Many hydraulically actuated fuel injectors utilize a poppet valve to regulate flow of actuation fluid into a control chamber. This poppet valve is moveable between a high pressure seat and a low pressure seat. When the poppet valve is seated at the high pressure seat, a drain is opened to the control chamber of the injector and an actuation fluid inlet is closed. The poppet valve is biased toward the high pressure seat between injection events by a biasing spring. At the beginning of the injection event, the solenoid is energized and the armature pulls the poppet valve upward away from the high pressure seat against the action of the biasing spring and toward the low pressure seat. When the poppet valve closes the low pressure seat, high pressure actuation fluid can enter the control chamber of the fuel injector to commence an injection event.
While these fuel injectors have performed magnificently, there is room for improvement in their design. The poppet valve is rigidly attached to the armature of the solenoid such that they are designed to behave as a single rigid body. The performance of the poppet valve is related to a small air gap between the armature and the solenoid coil. With each injection event, the same surfaces of the poppet valve are continually striking the high and low pressure seats. Because the opening and closing takes place many times per second, the poppet valve contacts the high and low pressure seats with a relatively high impact velocity. Because the same surfaces of the poppet valve are impacting the high and low pressure seats with this high impact velocity, these surfaces tend to wear, causing a change in the initial air gap. As this change in the dynamic relationship between the armature and the solenoid coil occurs, there is a change in the performance of the injector. Because each injector wears differently, the performance diverges over the life of individual injectors.

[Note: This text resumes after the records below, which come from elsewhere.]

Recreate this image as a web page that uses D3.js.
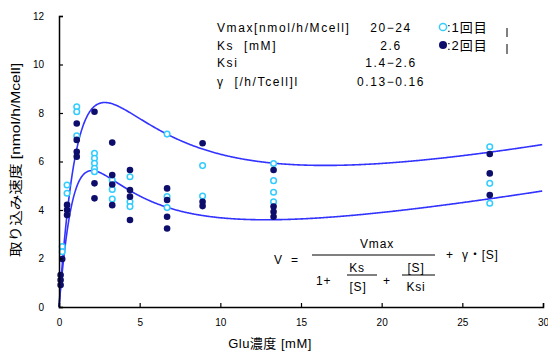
<!DOCTYPE html>
<html>
<head>
<meta charset="utf-8">
<script src="https://cdn.jsdelivr.net/npm/d3@7"></script>
<style>
  html, body { margin: 0; padding: 0; background: #fff; }
  svg { display: block; }
  text { font-family: "Liberation Sans", "Noto Sans CJK JP", sans-serif; fill: #000; white-space: pre; }
</style>
</head>
<body>
<svg id="chart" width="548" height="356"></svg>
<script>
// Glucose concentrations [mM] used in the uptake runs
const concentrations = [0.1, 0.2, 0.5, 1.1, 2.2, 3.3, 4.4, 6.7, 8.9, 13.3, 26.7];

// Uptake rate [nmol/h/Mcell], 1st run (open markers), one list per concentration
const run1Values = [
  [],
  [2.49, 2.28],
  [5.03, 4.69],
  [8.26, 8.05, 7.06],
  [6.34, 6.13, 5.93, 5.72, 5.58],
  [5.24, 4.85, 4.45],
  [5.37, 4.34, 4.14],
  [7.13, 4.55, 4.1],
  [5.83, 4.58],
  [5.92, 5.21, 4.73, 4.34],
  [6.61, 5.10, 4.28]
];

// Uptake rate [nmol/h/Mcell], 2nd run (filled markers)
const run2Values = [
  [1.32, 1.11, 0.91],
  [1.98],
  [4.21, 4.0, 3.79],
  [7.57, 6.89, 6.40, 6.2],
  [8.05, 5.10, 4.48],
  [6.78, 5.44, 5.05, 4.2],
  [5.65, 4.82, 4.55, 3.59],
  [4.89, 4.41, 3.72, 3.24],
  [6.75, 4.34, 4.16],
  [5.65, 4.14, 3.93, 3.72],
  [6.31, 5.51, 4.62]
];

// Fitted substrate-inhibition model parameters (upper fit, lower fit)
const fitVmax = [24, 20];
const fitKs = [2.6, 2.6];
const fitKsi = [2.6, 1.4];
const fitGamma = [0.16, 0.13];

// Parameter table rows and legend labels
const paramNames = ["Vmax[nmol/h/Mcell]", "Ks  [mM]", "Ksi", "γ  [/h/Tcell]l"];
const paramValues = ["20−24", "2.6", "1.4−2.6", "0.13−0.16"];
const legendLabels = [":1回目", ":2回目"];

const xTicks = [0, 5, 10, 15, 20, 25, 30];
const yTicks = [0, 2, 4, 6, 8, 10, 12];

const svg = d3.select("#chart");
const x = d3.scaleLinear().domain([0, 30]).range([59, 543]);
const y = d3.scaleLinear().domain([0, 12]).range([307, 16]);

const openColor = "#33ccff";
const fillColor = "#0d0d6b";
const lineColor = "#3333ff";

// Fit curves
const model = i => s => fitVmax[i] / (1 + fitKs[i] / s + s / fitKsi[i]) + fitGamma[i] * s;
const sGrid = d3.range(0.001, 30.0001, 0.05);
const line = d3.line().x(d => x(d[0])).y(d => y(d[1]));
[0, 1].forEach(i => {
  const f = model(i);
  svg.append("path")
    .datum([[0, 0]].concat(sGrid.map(s => [s, f(s)])))
    .attr("d", line)
    .attr("fill", "none")
    .attr("stroke", lineColor)
    .attr("stroke-width", 1.6);
});

// Data points
const flatten = vals => vals.flatMap((col, i) => col.map(v => [concentrations[i], v]));
svg.append("g").selectAll("circle").data(flatten(run1Values)).join("circle")
  .attr("cx", d => x(d[0])).attr("cy", d => y(d[1])).attr("r", 2.8)
  .attr("fill", "#fff").attr("stroke", openColor).attr("stroke-width", 1.5);
svg.append("g").selectAll("circle").data(flatten(run2Values)).join("circle")
  .attr("cx", d => x(d[0])).attr("cy", d => y(d[1])).attr("r", 3.3)
  .attr("fill", fillColor);

// Axes
const xAxis = d3.axisBottom(x).tickValues(xTicks).tickSize(-4).tickPadding(12).tickFormat(d3.format("d"));
const yAxis = d3.axisLeft(y).tickValues(yTicks).tickSize(-4).tickPadding(15).tickFormat(d3.format("d"));
const gx = svg.append("g").attr("transform", "translate(0,307)").call(xAxis);
const gy = svg.append("g").attr("transform", "translate(59,0)").call(yAxis);
[gx, gy].forEach(g => {
  g.select(".domain").attr("stroke", "#000").attr("stroke-width", 1.5);
  g.selectAll(".tick line").attr("stroke", "#000").attr("stroke-width", 1.2);
  g.selectAll(".tick text").attr("font-size", 10).attr("font-family", "Liberation Sans, sans-serif").attr("fill", "#000");
});

// Axis titles
svg.append("text").attr("x", 270).attr("y", 348).attr("text-anchor", "middle")
  .attr("font-size", 13).attr("letter-spacing", 0.5).text("Glu濃度 [mM]");
svg.append("text").attr("transform", "translate(20,160) rotate(-90)").attr("text-anchor", "middle")
  .attr("font-size", 13).attr("textLength", 194).attr("lengthAdjust", "spacingAndGlyphs")
  .text("取り込み速度 [nmol/h/Mcell]");

// Parameter table
const rowY = [32, 50, 67, 86];
const valueX = 391;
paramNames.forEach((t, i) => {
  svg.append("text").attr("x", 217).attr("y", rowY[i]).attr("font-size", 12)
    .attr("letter-spacing", 1.6).text(t);
});
paramValues.forEach((t, i) => {
  svg.append("text").attr("x", valueX).attr("y", rowY[i]).attr("text-anchor", "middle")
    .attr("font-size", 12).attr("letter-spacing", 1.6).text(t);
});

// Legend
svg.append("circle").attr("cx", 443).attr("cy", 27).attr("r", 3.6)
  .attr("fill", "#fff").attr("stroke", openColor).attr("stroke-width", 1.5);
svg.append("circle").attr("cx", 443).attr("cy", 45).attr("r", 4).attr("fill", fillColor);
legendLabels.forEach((t, i) => {
  svg.append("text").attr("x", 447).attr("y", [32, 50][i]).attr("font-size", 13)
    .attr("letter-spacing", 1).text(t);
});
[[28, 37], [44, 54]].forEach(([a, b]) => {
  svg.append("line").attr("x1", 507).attr("x2", 507).attr("y1", a).attr("y2", b)
    .attr("stroke", "#000").attr("stroke-width", 1);
});

// Model formula
const eq = svg.append("g").attr("font-size", 12).attr("letter-spacing", 0.8);
eq.append("text").attr("x", 274).attr("y", 264).text("V  =");
eq.append("text").attr("x", 377).attr("y", 248).attr("text-anchor", "middle").text("Vmax");
eq.append("line").attr("x1", 312).attr("x2", 435).attr("y1", 255).attr("y2", 255).attr("stroke", "#000").attr("stroke-width", 1);
eq.append("text").attr("x", 446).attr("y", 259).text("+  γ・[S]");
eq.append("text").attr("x", 316).attr("y", 285).text("1+");
eq.append("text").attr("x", 357).attr("y", 272).attr("text-anchor", "middle").text("Ks");
eq.append("line").attr("x1", 347).attr("x2", 377).attr("y1", 275).attr("y2", 275).attr("stroke", "#000").attr("stroke-width", 1);
eq.append("text").attr("x", 358).attr("y", 291).attr("text-anchor", "middle").text("[S]");
eq.append("text").attr("x", 383).attr("y", 285).text("+");
eq.append("text").attr("x", 416).attr("y", 272).attr("text-anchor", "middle").text("[S]");
eq.append("line").attr("x1", 402).attr("x2", 435).attr("y1", 275).attr("y2", 275).attr("stroke", "#000").attr("stroke-width", 1);
eq.append("text").attr("x", 416).attr("y", 291).attr("text-anchor", "middle").text("Ksi");
</script>
</body>
</html>
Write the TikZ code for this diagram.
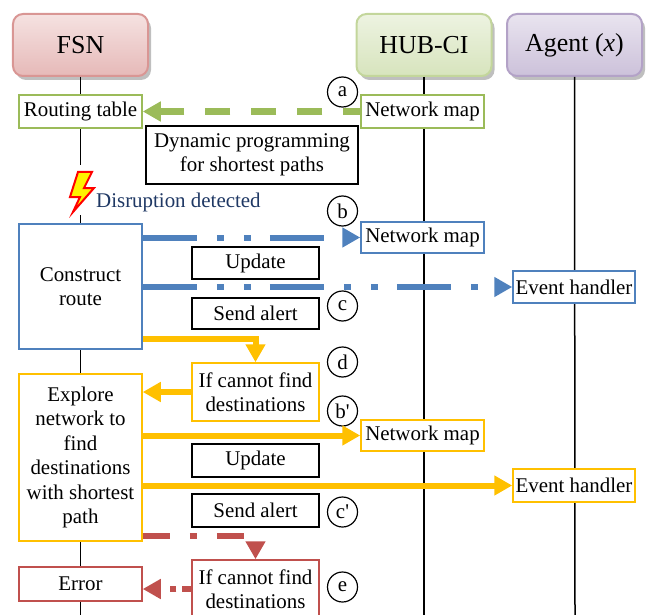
\documentclass[tikz,border=0pt]{standalone}
\usepackage{fontspec}
\setmainfont{Liberation Serif}
\usetikzlibrary{arrows.meta,shadows}
\definecolor{grn}{HTML}{9BBB59}
\definecolor{blu}{HTML}{4F81BD}
\definecolor{ylw}{HTML}{FFC000}
\definecolor{rd}{HTML}{C0504D}
\definecolor{dark}{HTML}{1F3864}
\definecolor{fsnline}{HTML}{D99694}
\definecolor{fsntop}{HTML}{F5E2E1}
\definecolor{fsnbot}{HTML}{E6B9B8}
\definecolor{hubline}{HTML}{C3D69B}
\definecolor{hubtop}{HTML}{EDF3E1}
\definecolor{hubbot}{HTML}{D7E4BD}
\definecolor{agtline}{HTML}{B3A2C7}
\definecolor{agttop}{HTML}{E9E4EF}
\definecolor{agtbot}{HTML}{CCC1DA}

\begin{document}
\begin{tikzpicture}[x=1bp,y=-1bp,
    txt/.style={font=\fontsize{21}{24.5}\selectfont},
    head/.style={rounded corners=10bp, minimum width=135bp, minimum height=62bp,
        line width=2bp, font=\fontsize{26}{30}\selectfont,
        drop shadow={shadow xshift=3bp, shadow yshift=-4bp, opacity=.5}},
    box/.style={txt, draw, fill=white, line width=1.5bp, inner sep=1bp,
        minimum width=123bp, minimum height=32bp, align=center},
    lbl/.style={box, line width=2bp, minimum width=127bp},
    tag/.style={txt, circle, draw, line width=1.2bp, minimum size=30bp, inner sep=0pt},
    life/.style={line width=1.5bp},
    tip/.style={-{Triangle[length=18bp,width=19bp]}},
    grnarr/.style={tip, draw=grn, line width=7bp, dash pattern=on 25bp off 21bp, dash phase=8bp},
    bluarr/.style={tip, draw=blu, line width=6bp,
        dash pattern=on 54bp off 20bp on 7bp off 20bp on 7bp off 19bp},
    ylwarr/.style={tip, draw=ylw, line width=6bp},
    rdarr/.style={tip, draw=rd, line width=6bp, dash pattern=on 27bp off 20bp on 7bp off 20bp}]
    \useasboundingbox (0,0) rectangle (648,615);
    \node[head, draw=fsnline, top color=fsntop, bottom color=fsnbot] (fsn) at (80.5,45) {FSN};
    \node[head, draw=hubline, top color=hubtop, bottom color=hubbot] (hub) at (424,45) {HUB-CI};
    \node[head, draw=agtline, top color=agttop, bottom color=agtbot] (agt) at (574.5,45) {Agent (\textit{x})};
    \coordinate (fsnbrk) at (80.5,165);
    \coordinate (fsnres) at (80.5,215);
    \coordinate (fsnend) at (80.5,615);
    \coordinate (hubend) at (424,615);
    \coordinate (agtend) at (575,615);
    \draw[life] (fsn.south) -- (fsnbrk);
    \draw[life] (fsnres) -- (fsnend);
    \draw[life] (hub.south) -- (hubend);
    \draw[life] (agt.south) -- (agtend);
    \node[box, draw=grn, minimum height=33bp] (rt) at (80.5,111.5) {Routing table};
    \node[box, draw=grn, minimum height=33bp] (nm1) at (422.5,111.5) {Network map};
    \node[lbl, minimum width=212bp, minimum height=58bp] (dp) at (252,155) {Dynamic programming\\for shortest paths};
    \draw[fill=yellow, draw=red, line width=2bp] (78,172) -- (92,172) -- (84,188) -- (94,188)
        -- (73,212) -- (80,197) -- (70,197) -- cycle;
    \node[txt, text=dark, anchor=west, inner sep=0pt] (dis) at (96,202) {Disruption detected};
    \node[box, draw=blu, minimum height=125bp] (cr) at (80.5,286.5) {Construct\\route};
    \node[box, draw=blu, minimum height=31bp] (nm2) at (422.5,237.5) {Network map};
    \node[lbl] (up1) at (255.5,263) {Update};
    \node[box, draw=blu, minimum width=122bp] (eh1) at (574,287) {Event handler};
    \node[lbl, minimum height=31bp] (sa1) at (255.5,313.5) {Send alert};
    \node[box, draw=ylw, minimum width=127bp, minimum height=58bp] (if1) at (255.5,392) {If cannot find\\destinations};
    \node[box, draw=ylw, minimum height=167bp] (ex) at (80.5,457.5) {Explore\\network to\\find\\destinations\\with shortest\\path};
    \node[box, draw=ylw, minimum height=31bp] (nm3) at (422.5,435.5) {Network map};
    \node[lbl, minimum height=33bp] (up2) at (255.5,460.5) {Update};
    \node[box, draw=ylw, minimum width=122bp, minimum height=33bp] (eh2) at (574,485.5) {Event handler};
    \node[lbl, minimum height=33bp] (sa2) at (255.5,510.5) {Send alert};
    \node[box, draw=rd, minimum width=127bp, minimum height=58bp] (if2) at (255.5,589) {If cannot find\\destinations};
    \node[box, draw=rd, minimum height=34bp] (err) at (80.5,584) {Error};
    \node[tag] (ta) at (342.5,92) {a};
    \node[tag] (tb) at (342.5,211) {b};
    \node[tag] (tc) at (342.5,306) {c};
    \node[tag] (td) at (342.5,362) {d};
    \node[tag] (tb2) at (342.5,411) {b\textquotesingle};
    \node[tag] (tc2) at (342.5,512) {c\textquotesingle};
    \node[tag] (te) at (342.5,587) {e};
    \draw[grnarr] (nm1.west) -- (rt.east);
    \draw[bluarr] (cr.east |- nm2.west) -- (nm2.west);
    \draw[bluarr] (cr.east |- eh1.west) -- (eh1.west);
    \draw[ylwarr] ([yshift=11bp]cr.south east) -| (if1.north);
    \draw[ylwarr] (if1.west) -- (if1.west -| ex.east);
    \draw[ylwarr] (ex.east |- nm3.west) -- (nm3.west);
    \draw[ylwarr] (ex.east |- eh2.west) -- (eh2.west);
    \draw[rdarr] ([yshift=6bp]ex.south east) -| (if2.north);
    \draw[rdarr, dash pattern=on 9bp off 6bp on 6bp off 30bp] (if2.west) -- (if2.west -| err.east);
\end{tikzpicture}
\end{document}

Because proper operation of the poppet valve relies on several stacked tolerances, there is a tendency for individual injectors to perform within some acceptable range of performance. While some performance variations between individual injectors initially is inevitable because of the large number of components, engineers are always seeking a reduction in the initial range between individual injectors.
The present invention is directed to overcoming one or more of these problems set forth above.